The cameraman, who asked to remain anonymous, added: "I didn’t see if he had a key or if it was unlocked, but he certainly didn’t force it.
"We had torches and I had the camera light and we climbed the stairs to the top landing and then hauled ourselves up through the hatch into the attic.
"It was a big space and there was no wall or anything to stop us getting into the attic of No. 25. We just walked across... we opened another hatch and dropped down on to the landing and suddenly we were inside the House of Horrors. It was surreal, beyond belief really, but we knew we had to be quick, so I just got on with the filming, shooting each room."
Mr Brunt added: "His 23-minute video of inside the Wests’ home was every bit as macabre and compelling as I thought it would be and £300 well spent, when we considered that no one other than the police, forensics teams and the pathologist had been inside the building since the couple’s arrest."
Inside the chilling house they found a photographic mural of impossibly blue seas and children's drawings and paintings that contrasted with the terrors that took place.
Mr Brunt added: "(He) kept rolling from room to room, his harsh light creating shadows that added to the eeriness. On a wall on the first floor was a photographic mural of impossibly blue seas and a glorious sunny coastline scattered with palms and exotic bird-of-paradise flowers. It was a tantalising glimpse of a better life, far away from the miserable existence of the occupants.
"The stairwell door to the ground floor was covered in another blown-up photograph, this one of a beautiful, scantily-dressed and barefoot young woman with a provocative pose and an enticing smile. It was as if she was beckoning visitors towards the next room, where Rose West entertained her male clients and Fred watched through a peephole."
The cameraman also filmed in the cellar where police found five bodies and children's drawings and paintings contrasted with the terrors that took place.
Mr Brunt wrote: "There were five patches on the concrete floor where they had dug up the remains. ‘It was certainly creepy,’ said my cameraman with some understatement, ‘especially when you thought of what the victims had gone through. I shot it all very quickly because Jim didn’t want to hang around and get caught.’"
Several people from Gloucester's underbelly also admitted to Brunt to having sex with Fred or Rose West (below).
Brunt told how while covering the couple's gruesome killing spree in 1994, he was inundated by locals willing to speak of sordid encounters with them.
Mr Brunt wrote: "The neighbourhood around Cromwell Street was home to many poor, sad individuals who had drifted to its bedsit land over the years.
"Some were alcoholics, some drug dependent, some both and they all may have been down on their luck, but when the world’s media beat a path to their doorsteps a few rose to the occasion.
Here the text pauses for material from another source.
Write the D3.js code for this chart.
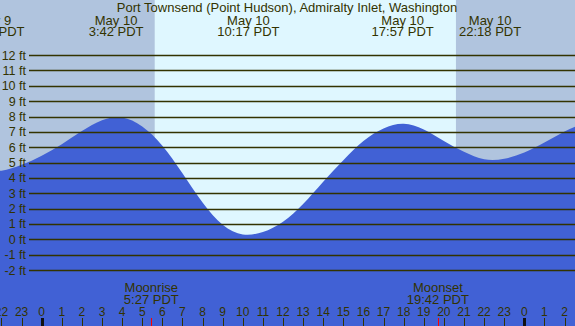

"One young man, let’s call him Jim, introduced me to a dozen people who claimed to have known the Wests and had sexual relations with one or both.
"Normally a reporter has to sift through such claims to identify who’s trying to con you for money or attention, but it eventually became clear that a lot of them were telling the truth, because Fred and Rose were sex maniacs."
Mr Brunt, who began his career on Fleet Street, also tells the full story of Brenda Leyland, 63, (above - Sky) a woman who took her own life after one of his news reports exposed her as an anonymous online troll against the parents of Madeleine McCann who went missing from Portugal in May 2007.
The mum-of-two, who had mental health problems, was found dead in a hotel room four days after he was filmed interviewing her outside her home after she was identified as the person behind the anonymous @sweepyface account which posted about 400 comments about Gerry and Kate McCann over ten months, including claims of neglect and a cover-up.
Brunt interviewed her on September 30 2014 with the report going out on October 2.
He wrote: "Before I departed, I said I hoped I hadn’t ruined her day. She replied, seemingly jokingly, that I had ruined her life."
He spoke with her on the phone before the broadcast and she said "I have thought about ending it all, but I’m feeling better."
Two days after the broadcast she was found dead in a hotel room after killing herself.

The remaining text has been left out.